At present, the combination of depressurization with one or more yield-increasing methods is generally considered the best way to increase natural gas production and achieve commercial exploitation. For example, complex structured wells, represented by horizontal wells, multilateral wells, and well-net, boost production by enlarging the drainage area [8,9]. Thermal stimulation, typified by hot water or steam injection, electromagnetic heating, and cable heating, etc., increases production by improving dissociation efficiency [8,9]. Reservoir stimulation, represented by hydraulic fracturing, high-pressure rotating water jets, network fracturing, and boundary sealing, increases production by changing seepage conditions [8,9]. Specifically, the principle of increasing production through boundary sealing is to seal the top and bottom of the reservoir, artificially construct traps in the vertical direction, enhance radial pressure propagation in the reservoir, and promote hydrate dissociation [8,9].
Studies show that cement, gel, polymer, nano particles, and other materials or technologies can be used for boundary sealing of NGH reservoirs, and there is an increasing amount of research on the combination of depressurization and boundary sealing to improve gas production in NGH reservoirs [10,11,12]. For example, Zhao et al. (2020) proposed to inject gel into the permeable layer to form an artificial barrier [13]. The simulation showed that gas production increased 137.2%, while water production decreased by 74.5% [13]. Wang et al. (2024) studied the effect of boundary sealing on the development of NGHs through a horizontal well combined with thermal injection [14]. Simulation results showed that boundary sealing inhibited water invasion, increased hydrate dissociation by 22.0~30.1%, and improved gas production efficiency by 63.9~85.1% [14]. Moreover, boundary sealing can be further combined with hydraulic fracturing to significantly increase production capacity.
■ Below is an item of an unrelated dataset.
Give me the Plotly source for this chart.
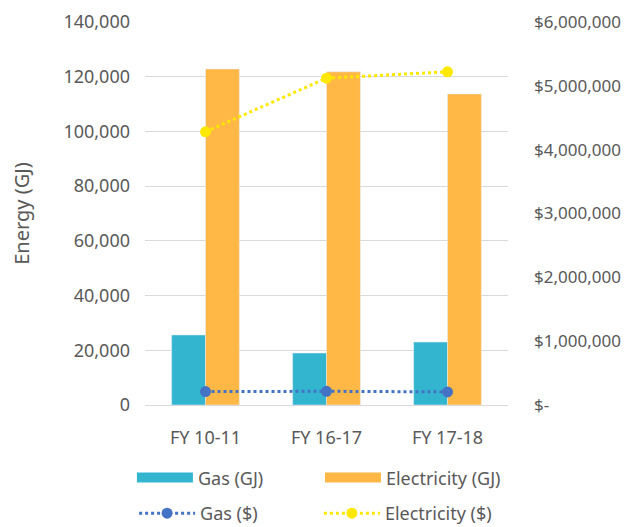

For example, Li et al. (2021) proposed a novel approach integrating hydraulic fracturing with sealing layers to boost gas production, and simulations showed that when sealing lengths exceed the fracturing radial length, this approach boosts gas production by 93.2% and reduces water production by 62.9% [15]. Guo et al. (2024) evaluated the yield-increasing effect of network fracturing under boundary sealing and confirmed that boundary sealing can prevent water invasion and improve pressure propagation, resulting in an increase of 11.1 times in gas production and 13.3 times in gas-to-water ratio [16]. However, most of the current research on increasing production through boundary sealing involves single vertical or horizontal wells, with few studies on complex structured wells such as well-net patterns [13,14,15,16,17,18,19].
The traditional five-spot well can significantly expand the drainage area and pressure propagation range through the synergistic depressurization of multiple vertical wells, improve production capacity, and have the potential for large-scale exploitation of NGHs [20]. Based on the traditional five-spot well, radial jet drilling (RJD) technology is introduced as an emerging method of increasing production, which drills multiple radial boreholes using high-pressure water jets, thereby significantly increasing the contact area and enhancing drainage capacity [21]. Therefore, this work established a 3D model of a novel five-spot radial wells system, and the synergistic effect of boundary sealing and wellbore heating in the development of Class 1 hydrate reservoirs is systematically evaluated. The results can provide new insights for the high-efficiency exploitation of Class 1 hydrate reservoirs.

2. Methodology

2.1. Geological Backround

The SHSC4 well is located in the South China Sea (Figure 1). The site features a water depth of 1266 m. The seabed temperature around 3.0 °C, and a geothermal gradient of 43.653 °C/km, provides favorable geological and thermodynamic conditions for the NGHs [6,22]. The reservoir can be subdivided into three distinct units based on physical properties and fluid composition: GHBL: Interval from 201 to 236 mbsf (meters below seafloor). This unit is characterized by high-saturation natural gas hydrate coexisting with pore water. TPL: Interval from 236 to 251 mbsf. This zone acts as a transition within the reservoir, coexisting with solid gas hydrate, high-saturation free gas, and pore water, demonstrating complex multi-phase equilibria. FGL: Interval from 251 to 278 mbsf. This unit is primarily composed of pore water and low-saturation free gas [6,22].
Figure 1. SHSC4 well site (adapted from Hao et al., 2022. Copyright 2022 American Chemical Society) [23].

2.2. Simulation Code

TOUGH + HYDRATE V1.0 is a specialized numerical simulator for modeling NGH production prediction [24]. This code can effectively captures phase transitions and fluid migration during hydrate dissociation, offers comprehensive simulation capabilities, featuring robust multiphase-multicomponent support that accommodates four primary phases—aqueous (A), gas (G), hydrate (H), and ice (I)—along with multiple components including water (w), methane (m), salt (i), and hydrate (h).
In addition to depressurization, it can also simulate hydrate dissociation, such as thermal stimulation and inhibitor injection [24]. This code has been extensively validated against laboratory experiments and field tests [25,26]. The parallel version pT + H v1.0 addresses the computational limit of 50,000 grids in the TOUGH + HYDRATE V1.0, enabling large-scale field simulations [27]. This work employs the pT + H v1.0 and equilibrium model, and with the assumptions that Darcy’s law is valid, geological media remain undeformed, and sand production is controllable. The governing equations are given as follows [24,28]:
1.
Mass Conservation Equation
d d t V n M κ d V = Γ n F κ · n d Γ + V n q κ d V
where Mκ is mass accumulation, Fκ denotes mass flux, and qκ represents source/sink terms.
2.
Energy Conservation Equation:
d d t V n M θ d V = Γ n F θ · n d Γ + V n q θ d V
where θ is the heat component, is the heat flux, Mθ, Fθ, and qθ correspond to heat accumulation, flux, and source/sink ratio, respectively.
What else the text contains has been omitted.